As regularization increases, training MSE typically rises, but test MSE can improve as the model learns to capture more general patterns rather than noise. When regularization becomes too strong, the model is too inhibited to fit the training data well, and both train and test MSE rise due to underfitting.
Observations
- As degree increases, OLS tends to overfit (wiggly curve, large coefficients, worse test error).
- Ridge typically shrinks coefficients smoothly, reducing variance and improving test error for a wide range of $\lambda$.
- Lasso can drive some coefficients to exactly 0, acting like a form of feature selection.
- The GD methods blow up if the regularization ($\lambda$) or the learning rate ($\eta$) is set too high.
- For the sine function on high-degree polynomials, the models generally prefer odd-degree terms, mimicking its infinite series expansion.
Learning rate and regularization boundaries
Both L2 penalty and weight decay depend on $\lambda$ or $\eta$ being within certain bounds for the gradient descent to converge properly.
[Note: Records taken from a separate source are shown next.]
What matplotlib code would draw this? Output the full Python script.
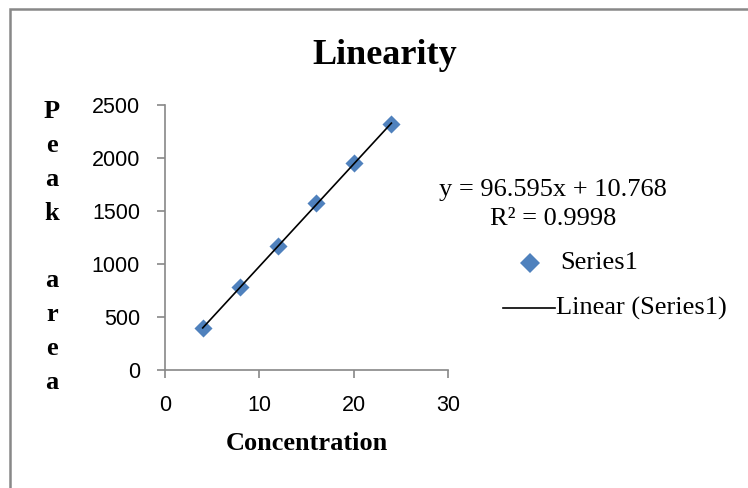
import matplotlib
matplotlib.use("Agg")
import matplotlib.pyplot as plt
from matplotlib.lines import Line2D
import numpy as np

concentration = [4, 8, 12, 16, 20, 24]
peak_area = [392, 785, 1172, 1572, 1950, 2322]
x_ticks = [0, 10, 20, 30]
y_ticks = [0, 500, 1000, 1500, 2000, 2500]
slope, intercept = 96.595, 10.768

serif = "Liberation Serif"
sans = "Liberation Sans"

fig = plt.figure(figsize=(7.48, 4.88), dpi=100)
fig.patch.set_facecolor("white")
# partial outer frame (left and top edges only)
fig.add_artist(Line2D([10/748, 10/748, 1.0], [0.0, 1-9/488, 1-9/488], color="#888888",
                      linewidth=1.8, transform=fig.transFigure, solid_joinstyle="miter"))

ax = fig.add_axes([165/748, 1-370/488, 283/748, 265/488])
ax.scatter(concentration, peak_area, marker="D", s=9.2**2, color="#4F81BD", zorder=2, linewidths=0)
xs = np.array([min(concentration), max(concentration)])
ax.plot(xs, slope*xs + intercept, color="black", linewidth=1.2, zorder=3)

ax.set_xlim(0, 30)
ax.set_ylim(0, 2500)
ax.set_xticks(x_ticks)
ax.set_yticks(y_ticks)
for s in ["top", "right"]:
    ax.spines[s].set_visible(False)
for s in ["left", "bottom"]:
    ax.spines[s].set_color("#888888")
    ax.spines[s].set_linewidth(1.2)
ax.tick_params(axis="both", direction="out", length=6, color="#888888", width=1.2,
               labelsize=15.5, pad=12)
for lab in ax.get_xticklabels() + ax.get_yticklabels():
    lab.set_fontfamily(sans)

fig.text(385/748, 1-55/488, "Linearity", ha="center", va="center",
         fontsize=26, fontweight="bold", fontfamily=serif)
fig.text(307/748, 1-444/488, "Concentration", ha="center", va="center",
         fontsize=19, fontweight="bold", fontfamily=serif)
fig.text(52/748, 1-247/488, "P\ne\na\nk\n\na\nr\ne\na", ha="center", va="center",
         fontsize=19, fontweight="bold", fontfamily=serif, linespacing=1.6)

fig.text(553/748, 1-190/488, f"y = {slope}x + {intercept}", ha="center", va="center",
         fontsize=19, fontfamily=serif)
fig.text(553/748, 1-219/488, "R² = 0.9998", ha="center", va="center",
         fontsize=19, fontfamily=serif)

fig.add_artist(Line2D([530/748], [1-263/488], marker="D", markersize=10.5, color="#4F81BD",
                      markeredgewidth=0, transform=fig.transFigure))
fig.text(560/748, 1-263/488, "Series1", ha="left", va="center", fontsize=19, fontfamily=serif)
fig.add_artist(Line2D([503/748, 555/748], [1-308/488, 1-308/488], color="black", linewidth=1.2,
                      transform=fig.transFigure))
fig.text(556/748, 1-308/488, "Linear (Series1)", ha="left", va="center", fontsize=19, fontfamily=serif)

fig.savefig("out.png", dpi=100)
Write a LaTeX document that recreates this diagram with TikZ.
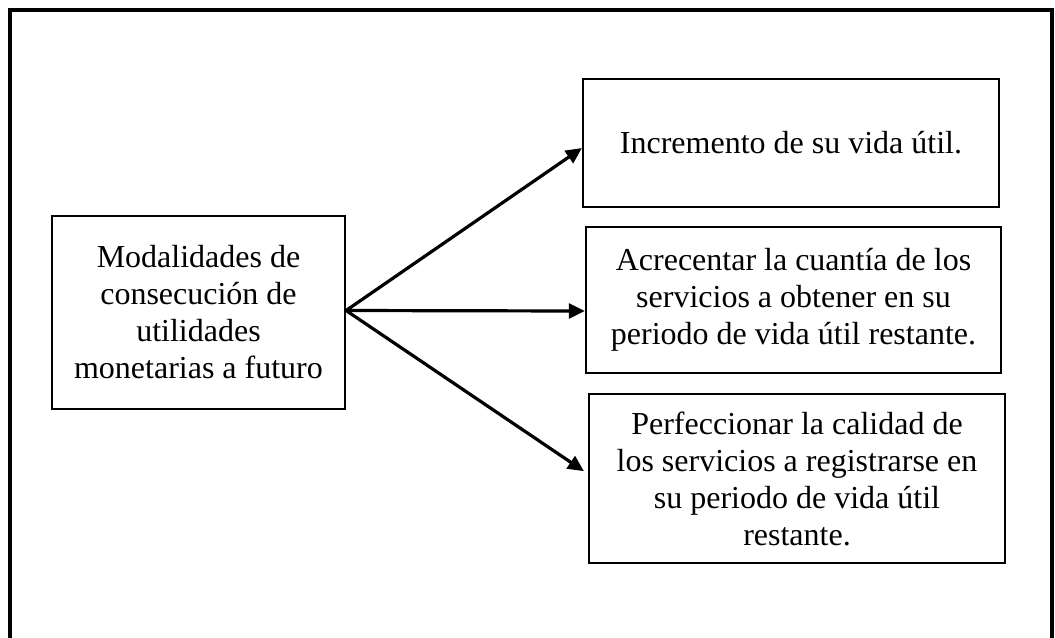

- L2 minimizes $J(w) = \mathrm{MSE}(w) + \lambda \|w\|_2^2$. Its gradient is $\nabla J(w) = \nabla \mathrm{MSE}(w) + 2\lambda w$. When updating $$w_{t+1} = w_t - \eta \nabla J(w_t) = w_t - \eta (\nabla \mathrm{MSE}(w_t) + 2\lambda w_t),$$ if $\lambda$ or $\eta$ is too large, the term dominates the update and the training behaves more like $w_{t+1} \approx w_t - 2\eta \lambda w_t$ or $w_{t+1} \approx (1 - 2\eta \lambda) w_t$.
- If $2\eta \lambda > 1$, the sign flips on each step.
- If $1 < 2\eta \lambda < 2$, it will still converge, but will oscillate back and forth while doing so, causing slower convergence and potential instability in loss.
- If $2\eta \lambda > 2$, this continuous overshooting will diverge rapidly.
- Weight decay behaves similarly. It uses the decoupled update rule $w_{t+1} = (1 - 2\eta \lambda) w_t - \eta \nabla \mathrm{MSE}(w_t)$ (intercept unpenalized). When $\lambda$ or $\eta$ is too large, we fall into the same $w_{t+1} \approx (1 - 2\eta \lambda) w_t$ behavior.
- Note: The 2 is not significant and can be removed from L2 as well by redefining the regularization term as $\frac{\lambda}{2} \|w\|_2^2$.